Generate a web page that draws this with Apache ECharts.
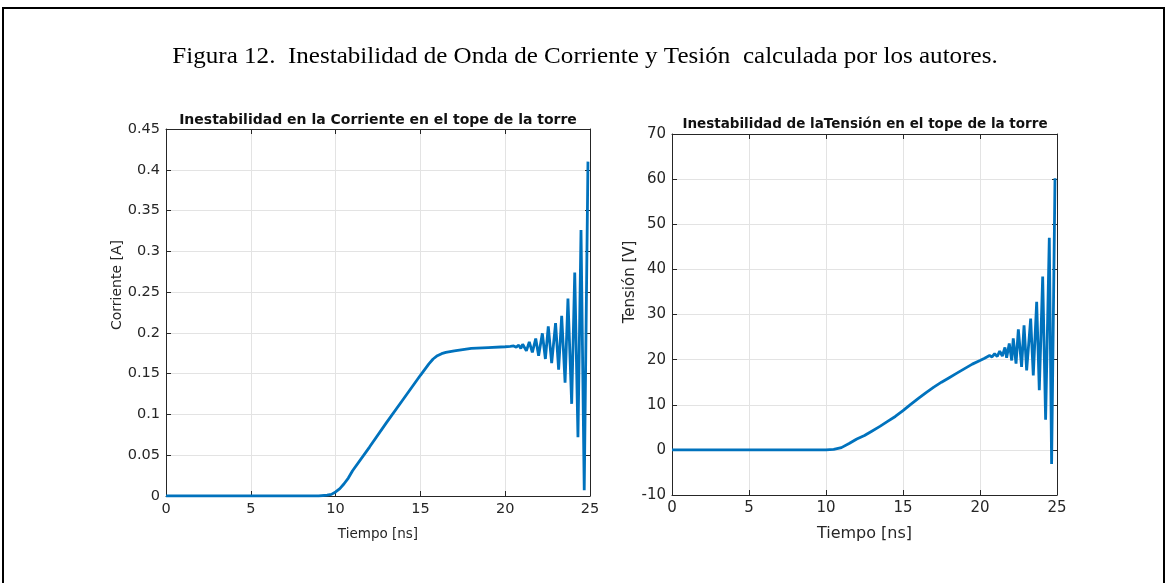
<!DOCTYPE html>
<html>
<head>
<meta charset="utf-8">
<script src="https://cdn.jsdelivr.net/npm/echarts@6/dist/echarts.min.js"></script>
<style>
html,body{margin:0;padding:0;background:#fff;}
#c{width:1168px;height:583px;}
</style>
</head>
<body>
<div id="c"></div>
<script>
// ---- data ----
const captionText = 'Figura 12.  Inestabilidad de Onda de Corriente y Tesión  calculada por los autores.';
const leftTitle = 'Inestabilidad en la Corriente en el tope de la torre';
const rightTitle = 'Inestabilidad de laTensión en el tope de la torre';
const xName = 'Tiempo [ns]';
const leftYName = 'Corriente [A]';
const rightYName = 'Tensión [V]';

const leftTime = [0, 5, 9, 9.5, 9.75, 10, 10.25, 10.5, 10.75, 11, 12, 13, 14, 15, 15.5, 15.75, 16, 16.25, 16.5, 17, 18, 19, 20, 20.3, 20.5, 20.65, 20.8, 20.92, 21.03, 21.25, 21.42, 21.6, 21.8, 21.97, 22.19, 22.37, 22.54, 22.74, 22.97, 23.15, 23.33, 23.53, 23.7, 23.92, 24.1, 24.29, 24.47, 24.66, 24.88];
const leftCurrent = [0, 0, 0, 0.001, 0.002, 0.005, 0.009, 0.015, 0.022, 0.031, 0.06, 0.09, 0.119, 0.148, 0.162, 0.168, 0.172, 0.1745, 0.176, 0.178, 0.181, 0.182, 0.183, 0.1835, 0.184, 0.1825, 0.185, 0.181, 0.186, 0.178, 0.189, 0.176, 0.193, 0.172, 0.1995, 0.168, 0.208, 0.163, 0.212, 0.155, 0.221, 0.139, 0.242, 0.113, 0.274, 0.072, 0.326, 0.007, 0.41];

const rightTime = [0, 5, 10, 10.5, 11, 11.5, 12, 12.5, 13, 13.5, 14, 14.5, 15, 15.5, 16, 16.5, 17, 17.5, 18, 18.5, 19, 19.5, 20, 20.3, 20.62, 20.78, 20.95, 21.12, 21.28, 21.45, 21.62, 21.73, 21.9, 22.06, 22.16, 22.34, 22.49, 22.7, 22.86, 23.03, 23.29, 23.46, 23.68, 23.85, 24.07, 24.26, 24.5, 24.65, 24.87];
const rightVoltage = [0, 0, 0, 0.1, 0.5, 1.4, 2.4, 3.2, 4.2, 5.2, 6.3, 7.4, 8.7, 10.1, 11.4, 12.7, 13.9, 15.0, 16.0, 17.0, 18.0, 19.0, 19.8, 20.3, 20.9, 20.6, 21.3, 20.7, 21.9, 20.8, 22.7, 20.4, 23.6, 19.8, 24.7, 19.1, 26.7, 18.4, 27.6, 17.6, 29.1, 16.5, 32.8, 13.2, 38.4, 6.7, 47, -3.1, 60.2];

const xTicks = {min: 0, max: 25, interval: 5};
const leftY = {min: 0, max: 0.45, interval: 0.05};
const rightY = {min: -10, max: 70, interval: 10};

// ---- chart ----
const AX = '#262626';
const GRID = '#e3e3e3';
const BLUE = '#0072BD';
const chart = echarts.init(document.getElementById('c'));

function pairs(xs, ys) { return xs.map((x, i) => [x, ys[i]]); }

function xAxes(gi, fs, nfs) {
  return [
    {gridIndex: gi, type: 'value', min: xTicks.min, max: xTicks.max, interval: xTicks.interval,
     name: xName, nameLocation: 'middle', nameGap: 31,
     nameTextStyle: {color: AX, fontFamily: 'DejaVu Sans', fontSize: nfs},
     axisLine: {onZero: false, lineStyle: {color: AX, width: 1}}, axisTick: {inside: true, length: 5, lineStyle: {color: AX}},
     axisLabel: {color: AX, fontFamily: 'DejaVu Sans', fontSize: fs, margin: 6},
     splitLine: {show: true, lineStyle: {color: GRID}}},
    {gridIndex: gi, type: 'value', position: 'top', min: xTicks.min, max: xTicks.max, interval: xTicks.interval,
     axisLine: {show: true, onZero: false, lineStyle: {color: AX, width: 1}}, axisTick: {show: true, inside: true, length: 5, lineStyle: {color: AX}},
     axisLabel: {show: false}, splitLine: {show: false}}
  ];
}
function yAxes(gi, rng, fs) {
  return [
    {gridIndex: gi, type: 'value', min: rng.min, max: rng.max, interval: rng.interval,
     axisLine: {show: true, onZero: false, lineStyle: {color: AX, width: 1}}, axisTick: {show: true, inside: true, length: 5, lineStyle: {color: AX}},
     axisLabel: {color: AX, fontFamily: 'DejaVu Sans', fontSize: fs, margin: 6},
     splitLine: {show: true, lineStyle: {color: GRID}}},
    {gridIndex: gi, type: 'value', position: 'right', min: rng.min, max: rng.max, interval: rng.interval,
     axisLine: {show: true, onZero: false, lineStyle: {color: AX, width: 1}}, axisTick: {show: true, inside: true, length: 5, lineStyle: {color: AX}},
     axisLabel: {show: false}, splitLine: {show: false}}
  ];
}

const option = {
  animation: false,
  backgroundColor: '#fff',
  graphic: [
    {type: 'rect', shape: {x: 3, y: 8, width: 1161, height: 620}, style: {fill: 'none', stroke: '#000', lineWidth: 2}},
    {type: 'text', x: 585, y: 57, scaleX: 1.09, style: {text: captionText, font: '23px "Liberation Serif"', fill: '#000', textAlign: 'center', textVerticalAlign: 'middle'}},
    {type: 'text', x: 378, y: 120, style: {text: leftTitle, font: 'bold 14px "DejaVu Sans"', fill: '#111', textAlign: 'center', textVerticalAlign: 'middle'}},
    {type: 'text', x: 865, y: 124, style: {text: rightTitle, font: 'bold 13.5px "DejaVu Sans"', fill: '#111', textAlign: 'center', textVerticalAlign: 'middle'}},
    {type: 'text', x: 117, y: 285, rotation: Math.PI / 2, style: {text: leftYName, font: '14px "DejaVu Sans"', fill: AX, textAlign: 'center', textVerticalAlign: 'middle'}},
    {type: 'text', x: 630, y: 282, rotation: Math.PI / 2, style: {text: rightYName, font: '15px "DejaVu Sans"', fill: AX, textAlign: 'center', textVerticalAlign: 'middle'}}
  ],
  grid: [
    {left: 166, right: 578, top: 129, bottom: 87},
    {left: 672, right: 111, top: 134, bottom: 88}
  ],
  xAxis: [].concat(xAxes(0, 14.5, 13.5), xAxes(1, 15, 16)),
  yAxis: [].concat(yAxes(0, leftY, 14.5), yAxes(1, rightY, 15)),
  series: [
    {type: 'line', xAxisIndex: 0, yAxisIndex: 0, data: pairs(leftTime, leftCurrent), showSymbol: false,
     lineStyle: {color: BLUE, width: 2.8}, clip: true},
    {type: 'line', xAxisIndex: 2, yAxisIndex: 2, data: pairs(rightTime, rightVoltage), showSymbol: false,
     lineStyle: {color: BLUE, width: 2.8}, clip: true}
  ]
};
chart.setOption(option);
</script>
</body>
</html>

====

* _Given instruction_
Replicate the material above verbatim; images stay out of the copy.

* _Full response_
Generate a web page that draws this with Apache ECharts.
<!DOCTYPE html>
<html>
<head>
<meta charset="utf-8">
<script src="https://cdn.jsdelivr.net/npm/echarts@6/dist/echarts.min.js"></script>
<style>
html,body{margin:0;padding:0;background:#fff;}
#c{width:1168px;height:583px;}
</style>
</head>
<body>
<div id="c"></div>
<script>
// ---- data ----
const captionText = 'Figura 12.  Inestabilidad de Onda de Corriente y Tesión  calculada por los autores.';
const leftTitle = 'Inestabilidad en la Corriente en el tope de la torre';
const rightTitle = 'Inestabilidad de laTensión en el tope de la torre';
const xName = 'Tiempo [ns]';
const leftYName = 'Corriente [A]';
const rightYName = 'Tensión [V]';

const leftTime = [0, 5, 9, 9.5, 9.75, 10, 10.25, 10.5, 10.75, 11, 12, 13, 14, 15, 15.5, 15.75, 16, 16.25, 16.5, 17, 18, 19, 20, 20.3, 20.5, 20.65, 20.8, 20.92, 21.03, 21.25, 21.42, 21.6, 21.8, 21.97, 22.19, 22.37, 22.54, 22.74, 22.97, 23.15, 23.33, 23.53, 23.7, 23.92, 24.1, 24.29, 24.47, 24.66, 24.88];
const leftCurrent = [0, 0, 0, 0.001, 0.002, 0.005, 0.009, 0.015, 0.022, 0.031, 0.06, 0.09, 0.119, 0.148, 0.162, 0.168, 0.172, 0.1745, 0.176, 0.178, 0.181, 0.182, 0.183, 0.1835, 0.184, 0.1825, 0.185, 0.181, 0.186, 0.178, 0.189, 0.176, 0.193, 0.172, 0.1995, 0.168, 0.208, 0.163, 0.212, 0.155, 0.221, 0.139, 0.242, 0.113, 0.274, 0.072, 0.326, 0.007, 0.41];

const rightTime = [0, 5, 10, 10.5, 11, 11.5, 12, 12.5, 13, 13.5, 14, 14.5, 15, 15.5, 16, 16.5, 17, 17.5, 18, 18.5, 19, 19.5, 20, 20.3, 20.62, 20.78, 20.95, 21.12, 21.28, 21.45, 21.62, 21.73, 21.9, 22.06, 22.16, 22.34, 22.49, 22.7, 22.86, 23.03, 23.29, 23.46, 23.68, 23.85, 24.07, 24.26, 24.5, 24.65, 24.87];
const rightVoltage = [0, 0, 0, 0.1, 0.5, 1.4, 2.4, 3.2, 4.2, 5.2, 6.3, 7.4, 8.7, 10.1, 11.4, 12.7, 13.9, 15.0, 16.0, 17.0, 18.0, 19.0, 19.8, 20.3, 20.9, 20.6, 21.3, 20.7, 21.9, 20.8, 22.7, 20.4, 23.6, 19.8, 24.7, 19.1, 26.7, 18.4, 27.6, 17.6, 29.1, 16.5, 32.8, 13.2, 38.4, 6.7, 47, -3.1, 60.2];

const xTicks = {min: 0, max: 25, interval: 5};
const leftY = {min: 0, max: 0.45, interval: 0.05};
const rightY = {min: -10, max: 70, interval: 10};

// ---- chart ----
const AX = '#262626';
const GRID = '#e3e3e3';
const BLUE = '#0072BD';
const chart = echarts.init(document.getElementById('c'));

function pairs(xs, ys) { return xs.map((x, i) => [x, ys[i]]); }

function xAxes(gi, fs, nfs) {
  return [
    {gridIndex: gi, type: 'value', min: xTicks.min, max: xTicks.max, interval: xTicks.interval,
     name: xName, nameLocation: 'middle', nameGap: 31,
     nameTextStyle: {color: AX, fontFamily: 'DejaVu Sans', fontSize: nfs},
     axisLine: {onZero: false, lineStyle: {color: AX, width: 1}}, axisTick: {inside: true, length: 5, lineStyle: {color: AX}},
     axisLabel: {color: AX, fontFamily: 'DejaVu Sans', fontSize: fs, margin: 6},
     splitLine: {show: true, lineStyle: {color: GRID}}},
    {gridIndex: gi, type: 'value', position: 'top', min: xTicks.min, max: xTicks.max, interval: xTicks.interval,
     axisLine: {show: true, onZero: false, lineStyle: {color: AX, width: 1}}, axisTick: {show: true, inside: true, length: 5, lineStyle: {color: AX}},
     axisLabel: {show: false}, splitLine: {show: false}}
  ];
}
function yAxes(gi, rng, fs) {
  return [
    {gridIndex: gi, type: 'value', min: rng.min, max: rng.max, interval: rng.interval,
     axisLine: {show: true, onZero: false, lineStyle: {color: AX, width: 1}}, axisTick: {show: true, inside: true, length: 5, lineStyle: {color: AX}},
     axisLabel: {color: AX, fontFamily: 'DejaVu Sans', fontSize: fs, margin: 6},
     splitLine: {show: true, lineStyle: {color: GRID}}},
    {gridIndex: gi, type: 'value', position: 'right', min: rng.min, max: rng.max, interval: rng.interval,
     axisLine: {show: true, onZero: false, lineStyle: {color: AX, width: 1}}, axisTick: {show: true, inside: true, length: 5, lineStyle: {color: AX}},
     axisLabel: {show: false}, splitLine: {show: false}}
  ];
}

const option = {
  animation: false,
  backgroundColor: '#fff',
  graphic: [
    {type: 'rect', shape: {x: 3, y: 8, width: 1161, height: 620}, style: {fill: 'none', stroke: '#000', lineWidth: 2}},
    {type: 'text', x: 585, y: 57, scaleX: 1.09, style: {text: captionText, font: '23px "Liberation Serif"', fill: '#000', textAlign: 'center', textVerticalAlign: 'middle'}},
    {type: 'text', x: 378, y: 120, style: {text: leftTitle, font: 'bold 14px "DejaVu Sans"', fill: '#111', textAlign: 'center', textVerticalAlign: 'middle'}},
    {type: 'text', x: 865, y: 124, style: {text: rightTitle, font: 'bold 13.5px "DejaVu Sans"', fill: '#111', textAlign: 'center', textVerticalAlign: 'middle'}},
    {type: 'text', x: 117, y: 285, rotation: Math.PI / 2, style: {text: leftYName, font: '14px "DejaVu Sans"', fill: AX, textAlign: 'center', textVerticalAlign: 'middle'}},
    {type: 'text', x: 630, y: 282, rotation: Math.PI / 2, style: {text: rightYName, font: '15px "DejaVu Sans"', fill: AX, textAlign: 'center', textVerticalAlign: 'middle'}}
  ],
  grid: [
    {left: 166, right: 578, top: 129, bottom: 87},
    {left: 672, right: 111, top: 134, bottom: 88}
  ],
  xAxis: [].concat(xAxes(0, 14.5, 13.5), xAxes(1, 15, 16)),
  yAxis: [].concat(yAxes(0, leftY, 14.5), yAxes(1, rightY, 15)),
  series: [
    {type: 'line', xAxisIndex: 0, yAxisIndex: 0, data: pairs(leftTime, leftCurrent), showSymbol: false,
     lineStyle: {color: BLUE, width: 2.8}, clip: true},
    {type: 'line', xAxisIndex: 2, yAxisIndex: 2, data: pairs(rightTime, rightVoltage), showSymbol: false,
     lineStyle: {color: BLUE, width: 2.8}, clip: true}
  ]
};
chart.setOption(option);
</script>
</body>
</html>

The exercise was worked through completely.